Next, let’s create a model specification. We’ll use a lm.

model_spec_lm <- linear_reg(mode = "regression") %>%
    set_engine("lm")

Workflow

We can mary up the preprocessing recipe and the model using a workflow().

workflow_lm <- workflow() %>%
    add_recipe(recipe_spec_final) %>%
    add_model(model_spec_lm)

workflow_lm
## ══ Workflow ════════════════════════════════════════════════════════════════════
## Preprocessor: Recipe
## Model: linear_reg()
## 
## ── Preprocessor ────────────────────────────────────────────────────────────────
## 6 Recipe Steps
## 
## ● step_timeseries_signature()
## ● step_fourier()
## ● step_rm()
## ● step_rm()
## ● step_normalize()
## ● step_dummy()
## 
## ── Model ───────────────────────────────────────────────────────────────────────
## Linear Regression Model Specification (regression)
## 
## Computational engine: lm

Training

The workflow can be trained with the fit() function.

workflow_fit_lm <- workflow_lm %>% fit(data = training(splits))

Hyperparameter Tuning

Linear regression has no parameters.
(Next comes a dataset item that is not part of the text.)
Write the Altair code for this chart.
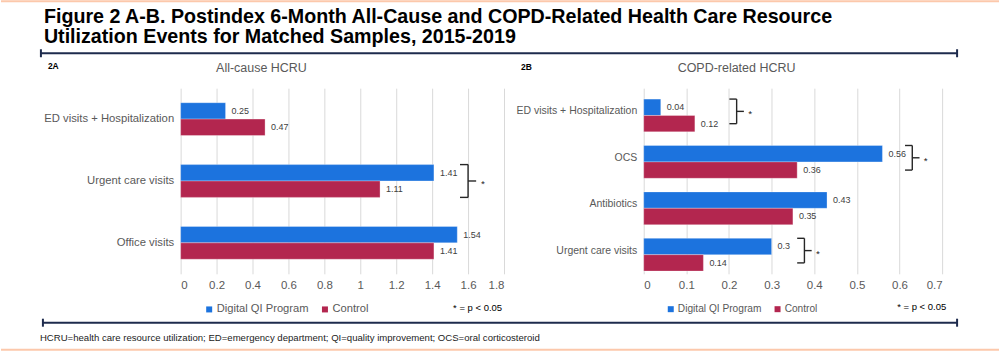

Therefore, this step is not needed. More complex models have hyperparameters that require tuning. Algorithms include:

  • Elastic Net
  • XGBoost
  • Random Forest
  • Support Vector Machine (SVM)
  • K-Nearest Neighbors
  • Multivariate Adaptive Regression Spines (MARS)

If you would like to learn how to tune these models for time series, then join the waitlist for my advanced Time Series Analysis & Forecasting Course.

Forecasting with Modeltime

The Modeltime Workflow is designed to speed up model evaluation and selection. Now that we have several time series models, let’s analyze them and forecast the future with the modeltime package.

Modeltime Table

The Modeltime Table organizes the models with IDs and creates generic descriptions to help us keep track of our models. Let’s add the models to a modeltime_table().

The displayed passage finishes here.